Moneybundles
Dimitrovgrad, Bulgaria. Photograph by damnom
From Harper’s:
After the Fall, progress toward free markets and multiparty politics was slow. Todor Zhivkov, the longest-serving general secretary in the Eastern Bloc, may have been deposed the day after the Berlin Wall came down, but it wasn’t necessarily the chief cause. The Politburo replaced the unpopular Zhivkov with another Communist, Petar Mladenov, and it would be another seven years before the first stable anti-Communist government came to power. Meanwhile, state assets were sold off through networks of cronyism and corruption. “I understood soon after that it was all a farce,” said Tsirkov, who before 1989 had been a member of Bulgaria’s only independent trade union, and afterwards one of the founding members of the country’s first anti-Communist political party. “The Communists chose the opposition and half of them were agents of the State Security service. The state was robbed, the enterprises, the banks. The comrades took everything. And it was clear that it was all directed by the services.”

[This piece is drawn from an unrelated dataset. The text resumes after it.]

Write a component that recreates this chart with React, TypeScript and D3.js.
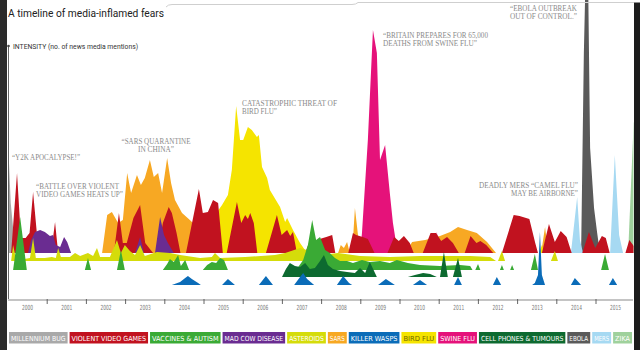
import React from 'react';
import * as d3 from 'd3';

type Pt = [number, number];

// [years after 1 Jan 2000, intensity]
const millenniumBug: Pt[] = [[0, 0], [0.02, 95], [0.07, 50], [0.13, 25], [0.2, 15], [0.43, 12], [0.56, 8], [0.64, 0]];

const violentGames: Pt[] = [
  [0.08, 0], [0.23, 80], [0.33, 15], [0.45, 15], [0.55, 20], [0.64, 61], [0.74, 18], [0.85, 14], [0.95, 0],
  [1.1, 0], [1.2, 31], [1.28, 0],
  [2.7, 0], [2.83, 40], [2.93, 10], [3.03, 10], [3.2, 35], [3.37, 48], [3.5, 10], [3.6, 5], [3.7, 0],
  [3.82, 0], [3.95, 30], [4.1, 46], [4.18, 40], [4.3, 20], [4.4, 0],
  [4.54, 0], [4.87, 64], [4.97, 40], [5.1, 41], [5.23, 53], [5.36, 50], [5.48, 0],
  [5.58, 0], [5.84, 51], [5.95, 30], [6.05, 38], [6.12, 34], [6.18, 40], [6.27, 30], [6.36, 0],
  [6.58, 0], [6.86, 38], [6.98, 18], [7.12, 23], [7.2, 17], [7.27, 21], [7.37, 0],
  [7.58, 0], [7.7, 12], [7.85, 8], [7.95, 14], [8.12, 16], [8.27, 18], [8.35, 0],
  [8.68, 0], [8.8, 20], [8.88, 18], [9.05, 16], [9.18, 14], [9.35, 0],
  [9.68, 0], [9.85, 16], [9.97, 12], [10.1, 17], [10.25, 10], [10.35, 0],
  [10.58, 0], [10.78, 20], [10.92, 20], [11.05, 12], [11.2, 16], [11.35, 10], [11.5, 0],
  [11.65, 0], [11.8, 17], [11.95, 10], [12.05, 12], [12.2, 8], [12.38, 0],
  [12.6, 0], [12.9, 38], [13.05, 37], [13.3, 34], [13.45, 10], [13.52, 0],
  [13.62, 0], [13.8, 29], [13.95, 11], [14.1, 22], [14.25, 16], [14.38, 0],
  [14.65, 0], [14.82, 21], [14.98, 5], [15.15, 17], [15.25, 15], [15.35, 0],
  [15.75, 0], [15.85, 13], [16, 5],
];

const sars: Pt[] = [
  [2.4, 0], [2.53, 38], [2.65, 41], [2.81, 30], [2.93, 33], [3.04, 80], [3.14, 60], [3.29, 78], [3.39, 68],
  [3.49, 75], [3.62, 93], [3.72, 76], [3.83, 80], [3.93, 60], [4.06, 95], [4.16, 70], [4.26, 53], [4.44, 40],
  [4.64, 33], [4.77, 28], [4.82, 0],
  [8.42, 0], [8.49, 8], [8.57, 5], [8.65, 11], [8.72, 0],
  [8.78, 0], [8.85, 45], [8.98, 0],
  [10.13, 0], [10.31, 11], [10.64, 13], [11.02, 17], [11.28, 21], [11.48, 26], [11.71, 23], [11.96, 20], [12.22, 11], [12.45, 0],
  [13.6, 0], [13.7, 26], [13.78, 0],
  [14.0, 0], [14.08, 10], [14.15, 0],
];

const birdFlu: Pt[] = [
  [4.97, 0], [5.1, 23], [5.28, 38], [5.46, 48], [5.61, 58], [5.71, 83], [5.82, 147], [5.92, 113], [6.0, 113],
  [6.12, 126], [6.22, 123], [6.35, 116], [6.4, 118], [6.48, 86], [6.61, 75], [6.68, 63], [6.94, 46], [7.07, 31],
  [7.12, 35], [7.27, 23], [7.45, 10], [7.63, 0],
  [13.55, 0], [13.62, 8], [13.68, 0],
];

const swineFlu: Pt[] = [
  [8.98, 0], [9.03, 20], [9.18, 113], [9.31, 223], [9.41, 200], [9.49, 93], [9.62, 108], [9.74, 60], [9.82, 30], [9.9, 10], [9.95, 0],
  [10.87, 0], [10.94, 21], [11.02, 0],
];

const madCow: Pt[] = [
  [0.51, 0], [0.59, 13], [0.69, 21], [0.82, 23], [0.94, 21], [1.07, 17], [1.15, 18], [1.22, 8], [1.33, 6], [1.43, 16], [1.51, 11], [1.61, 0],
  [3.24, 0], [3.37, 16], [3.47, 0],
  [3.75, 0], [3.88, 36], [3.98, 18], [4.08, 10], [4.23, 0],
];

const ebola: Pt[] = [[14.62, 0], [14.69, 200], [14.73, 270], [14.8, 270], [14.85, 105], [14.95, 45], [15.03, 20], [15.1, 0]];
const mers: Pt[] = [[14.36, 0], [14.52, 56], [14.59, 13], [14.67, 0], [15.36, 0], [15.48, 98], [15.59, 18], [15.69, 0]];
const zika: Pt[] = [[15.82, 0], [15.96, 130], [16.1, 150]];

const asteroids: Pt[] = [
  [0.08, 0], [0.13, 16], [0.2, 3], [0.31, 4], [0.41, 2], [0.56, 3], [0.64, 23], [0.71, 3], [0.94, 3], [1.12, 4],
  [1.22, 3], [1.28, 13], [1.35, 4], [1.58, 4], [1.71, 8], [1.84, 5], [2.04, 8], [2.17, 5], [2.27, 13], [2.35, 4],
  [2.6, 4], [2.78, 21], [2.88, 8], [2.98, 16], [3.11, 10], [3.24, 6], [3.37, 16], [3.49, 5], [3.8, 9], [4.13, 8],
  [4.39, 6], [4.9, 3], [5.2, 4], [5.28, 8], [5.41, 3], [6.05, 4], [6.81, 6], [7.07, 8], [7.45, 13], [7.7, 10],
  [7.96, 6], [8.42, 8], [8.98, 5], [9.74, 4], [10.51, 5], [11.07, 5], [11.79, 5], [12.3, 4], [12.45, 0],
  [12.5, 0], [12.6, 10], [12.68, 0],
  [13.85, 0], [13.95, 10], [14.03, 0],
];

const vaccines: Pt[] = [
  [0.13, 0], [0.31, 53], [0.48, 0],
  [1.96, 0], [2.04, 12], [2.12, 0],
  [2.78, 0], [2.88, 20], [2.98, 0],
  [3.95, 0], [4.06, 6], [4.13, 11], [4.23, 8], [4.34, 15], [4.41, 4], [4.52, 10], [4.62, 0],
  [4.97, 0], [5.08, 5], [5.2, 8], [5.31, 7], [5.41, 12], [5.51, 10], [5.61, 0],
  [7.35, 0], [7.53, 10], [7.65, 25], [7.76, 50], [7.86, 30], [7.96, 33], [8.09, 20], [8.21, 17], [8.34, 12],
  [8.47, 9], [8.65, 9], [8.8, 7], [9.03, 10], [9.23, 8], [9.49, 9], [9.74, 7], [9.92, 10], [10.2, 7], [10.51, 5],
  [11.02, 4], [11.53, 5], [11.79, 4], [11.85, 0],
  [11.92, 0], [11.99, 6], [12.05, 0],
  [12.55, 0], [12.6, 5], [12.65, 0],
  [12.81, 0], [12.86, 5], [12.91, 0],
  [13.34, 0], [13.44, 16], [13.52, 0],
  [15.13, 0], [15.23, 16], [15.33, 0],
];

const cellPhones: Pt[] = [
  [6.99, 0], [7.09, 8], [7.19, 14], [7.32, 11], [7.45, 10], [7.58, 14], [7.7, 8], [7.83, 9], [7.96, 16], [8.06, 22],
  [8.16, 12], [8.29, 8], [8.47, 6], [8.65, 5], [8.85, 4], [8.98, 9], [9.11, 4], [9.23, 15], [9.41, 0],
  [10.2, 0], [10.38, 2], [10.59, 4], [10.77, 3], [10.94, 0],
  [11.02, 0], [11.12, 25], [11.22, 0],
  [11.35, 0], [11.48, 19], [11.58, 0],
];

const killerWasps: Pt[] = [
  [4.18, 0], [4.39, 3], [4.52, 7], [4.59, 9], [4.69, 6], [4.85, 2], [4.92, 0],
  [5.46, 0], [5.61, 6], [5.79, 0],
  [6.4, 0], [6.58, 9], [6.76, 0],
  [7.3, 0], [7.45, 8], [7.53, 12], [7.63, 6], [7.78, 1], [7.81, 0],
  [8.39, 0], [8.55, 9], [8.7, 2], [8.78, 0],
  [9.44, 0], [9.64, 6], [9.87, 0],
  [10.33, 0], [10.51, 5], [10.69, 0],
  [11.38, 0], [11.48, 8], [11.58, 0],
  [12.37, 0], [12.47, 8], [12.58, 0],
  [13.37, 0], [13.44, 2], [13.52, 10], [13.57, 53], [13.62, 10], [13.7, 0],
  [14.36, 0], [14.46, 7], [14.62, 0],
  [15.33, 0], [15.43, 7], [15.54, 0],
];

const years = d3.range(2000, 2016);

const legendLabels = ['MILLENNIUM BUG', 'VIOLENT VIDEO GAMES', 'VACCINES & AUTISM', 'MAD COW DISEASE', 'ASTEROIDS', 'SARS',
  'KILLER WASPS', 'BIRD FLU', 'SWINE FLU', 'CELL PHONES & TUMOURS', 'EBOLA', 'MERS', 'ZIKA'];
const legendColors = ['#a9a9a9', '#c1121f', '#3aaa35', '#6a2c91', '#d5dc0a', '#f7a823', '#0b6cb8', '#f5e400', '#e5127a',
  '#0d6a30', '#5a5a5a', '#a6d9f2', '#9fd19c'];

const W = 640;
const H = 350;
const x = d3.scaleLinear().domain([0, 16]).range([8, 635.2]);
const h = d3.scaleLinear().domain([0, 250]).range([0, 250]);

// baselines of the separate strips
const BASE = { main: 253, asteroids: 261, vaccines: 270, phones: 277, wasps: 285 };

const areaAt = (base: number) =>
  d3.area<Pt>().x(d => x(d[0])).y0(base).y1(d => base - h(d[1])).curve(d3.curveLinear);

// draw order, back to front
const layers = [
  { data: millenniumBug, color: legendColors[0], base: BASE.main },
  { data: sars, color: legendColors[5], base: BASE.main },
  { data: birdFlu, color: legendColors[7], base: BASE.main },
  { data: swineFlu, color: legendColors[8], base: BASE.main },
  { data: ebola, color: legendColors[10], base: BASE.main },
  { data: mers, color: legendColors[11], base: BASE.main },
  { data: zika, color: legendColors[12], base: BASE.main },
  { data: violentGames, color: legendColors[1], base: BASE.main },
  { data: madCow, color: legendColors[3], base: BASE.main },
  { data: asteroids, color: legendColors[4], base: BASE.asteroids },
  { data: vaccines, color: legendColors[2], base: BASE.vaccines },
  { data: cellPhones, color: legendColors[9], base: BASE.phones },
  { data: killerWasps, color: legendColors[6], base: BASE.wasps },
];

const notes = [
  { lines: ['“Y2K APOCALYPSE!”'], x: 12, y: 159.5, anchor: 'start', w: [68] },
  { lines: ['“BATTLE OVER VIOLENT', 'VIDEO GAMES HEATS UP”'], x: 36, y: 189, anchor: 'start', w: [83, 87] },
  { lines: ['“SARS QUARANTINE', 'IN CHINA”'], x: 156, y: 144, anchor: 'middle', w: [69, 36] },
  { lines: ['CATASTROPHIC THREAT OF', 'BIRD FLU”'], x: 242, y: 106, anchor: 'start', w: [95, 35] },
  { lines: ['“BRITAIN PREPARES FOR 65,000', 'DEATHS FROM SWINE FLU”'], x: 383, y: 38, anchor: 'start', w: [105, 94] },
  { lines: ['“EBOLA OUTBREAK', 'OUT OF CONTROL.”'], x: 577, y: 11, anchor: 'end', w: [67, 67] },
  { lines: ['DEADLY MERS “CAMEL FLU”', 'MAY BE AIRBORNE”'], x: 578, y: 188, anchor: 'end', w: [99, 67] },
];

const condensed = "'DejaVu Sans Condensed', 'Liberation Sans Narrow', Roboto, sans-serif";

export default function App() {
  // legend boxes sized by label length, fitted to the strip 9..632
  const raw = legendLabels.map(l => l.length * 3.95 + 3);
  const gap = 2;
  const k = (623 - gap * (raw.length - 1)) / d3.sum(raw);
  let cx = 9;
  const legend = legendLabels.map((l, i) => {
    const w = raw[i] * k;
    const item = { label: l, color: legendColors[i], x: cx, w };
    cx += w + gap;
    return item;
  });

  return (
    <svg width={W} height={H} style={{ position: 'absolute', left: 0, top: 0, background: '#fff' }}>
      <defs>
        <clipPath id="plot">
          <rect x={8.5} y={0} width={625} height={300} />
        </clipPath>
      </defs>
      <rect width={W} height={H} fill="#fff" />

      <g clipPath="url(#plot)">
        {layers.map((l, i) => (
          <path key={i} d={areaAt(l.base)(l.data) || ''} fill={l.color} />
        ))}
      </g>

      {/* y axis */}
      <line x1={8.5} x2={8.5} y1={46} y2={300} stroke="#666" strokeWidth={1} />
      <circle cx={8.5} cy={46} r={1.3} fill="#444" />
      <text x={13} y={48.5} fontFamily="Roboto, sans-serif" fontSize={6.8} fill="#333" textLength={125} lengthAdjust="spacingAndGlyphs">
        INTENSITY (no. of news media mentions)
      </text>

      {/* x axis */}
      <line x1={8} x2={633} y1={300} y2={300} stroke="#c4c4c4" strokeWidth={2} />
      {years.slice(1).map(y => (
        <line key={y} x1={x(y - 2000)} x2={x(y - 2000)} y1={299} y2={304} stroke="#555" strokeWidth={0.9} />
      ))}
      {years.map(y => (
        <text key={y} x={x(y - 2000 + 0.5)} y={310} textAnchor="middle" fontFamily={condensed} fontSize={7} fill="#777"
          textLength={11} lengthAdjust="spacingAndGlyphs">{y}</text>
      ))}

      {/* annotations */}
      {notes.map((n, i) => (
        <g key={i}>
          {n.lines.map((t, j) => (
            <text key={j} x={n.x} y={n.y + j * 8.2} textAnchor={n.anchor as any} fontFamily="'Liberation Serif', serif"
              fontSize={7.6} fill="#8a8a8a" textLength={n.w[j]} lengthAdjust="spacingAndGlyphs">{t}</text>
          ))}
        </g>
      ))}

      {/* title */}
      <path d="M166,7 Q168,4.5 172,4.5 L352,4.5 Q356,4.5 358,2.5 L634,2.5" fill="none" stroke="#cfcfcf" strokeWidth={1} />
      <text x={8} y={17} fontFamily="Roboto, sans-serif" fontSize={11.5} fill="#222" textLength={156} lengthAdjust="spacingAndGlyphs">
        A timeline of media-inflamed fears
      </text>

      {/* legend */}
      {legend.map(d => (
        <g key={d.label}>
          <rect x={d.x} y={332} width={d.w} height={11.5} fill={d.color} />
          <text x={d.x + d.w / 2} y={340.6} textAnchor="middle" fontFamily={condensed} fontSize={7}
            fill={d.label === 'BIRD FLU' ? '#6f6400' : '#fff'} textLength={d.w - 4} lengthAdjust="spacingAndGlyphs">
            {d.label}
          </text>
        </g>
      ))}

      {/* screen edges */}
      <rect x={0} y={0} width={7} height={H} fill="#2b2b2b" />
      <rect x={634} y={2.5} width={6} height={H} fill="#1c1c1c" />
    </svg>
  );
}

Former State Security agents went into private business and hired professional wrestlers—who found themselves in need of work after being pampered under the Communist system—as their muscle. These mutras (goons), as they came to be known, often wore flashy jogging suits and gold chains, and they developed a reputation for heavy-handed persuasion. The 1990s saw an outbreak of violent extortion by legally registered insurance firms. (The joke at the time was: Bulgaria is the only country in the world that imported 10,000 baseball bats and only two baseballs.) It wasn’t long before the mutras traded in their athletic clothes for business suits and laundered the profits of their crimes in real estate, tourism, and other legitimate businesses. “I’m happy to tell you about how I made my millions,” the saying goes. “Just don’t ask me how I got the first one.”Today, twenty-five years after the Fall, the town is most famous for being the home of Payner Records, Bulgaria’s biggest producer of chalga music, a saccharine blend of Turkish rhythms, traditional Balkan folk, and synthetic Europop. Replete with mutras and gangster capitalists, promiscuous and submissive women, and all manner of status symbols (“White Mercedes” and “Moneybundles” are both titles of chalga classics), its songs glamorize a lifestyle and a set of values completely at odds with the ascetic, communitarian volunteers who built Dimitrovgrad.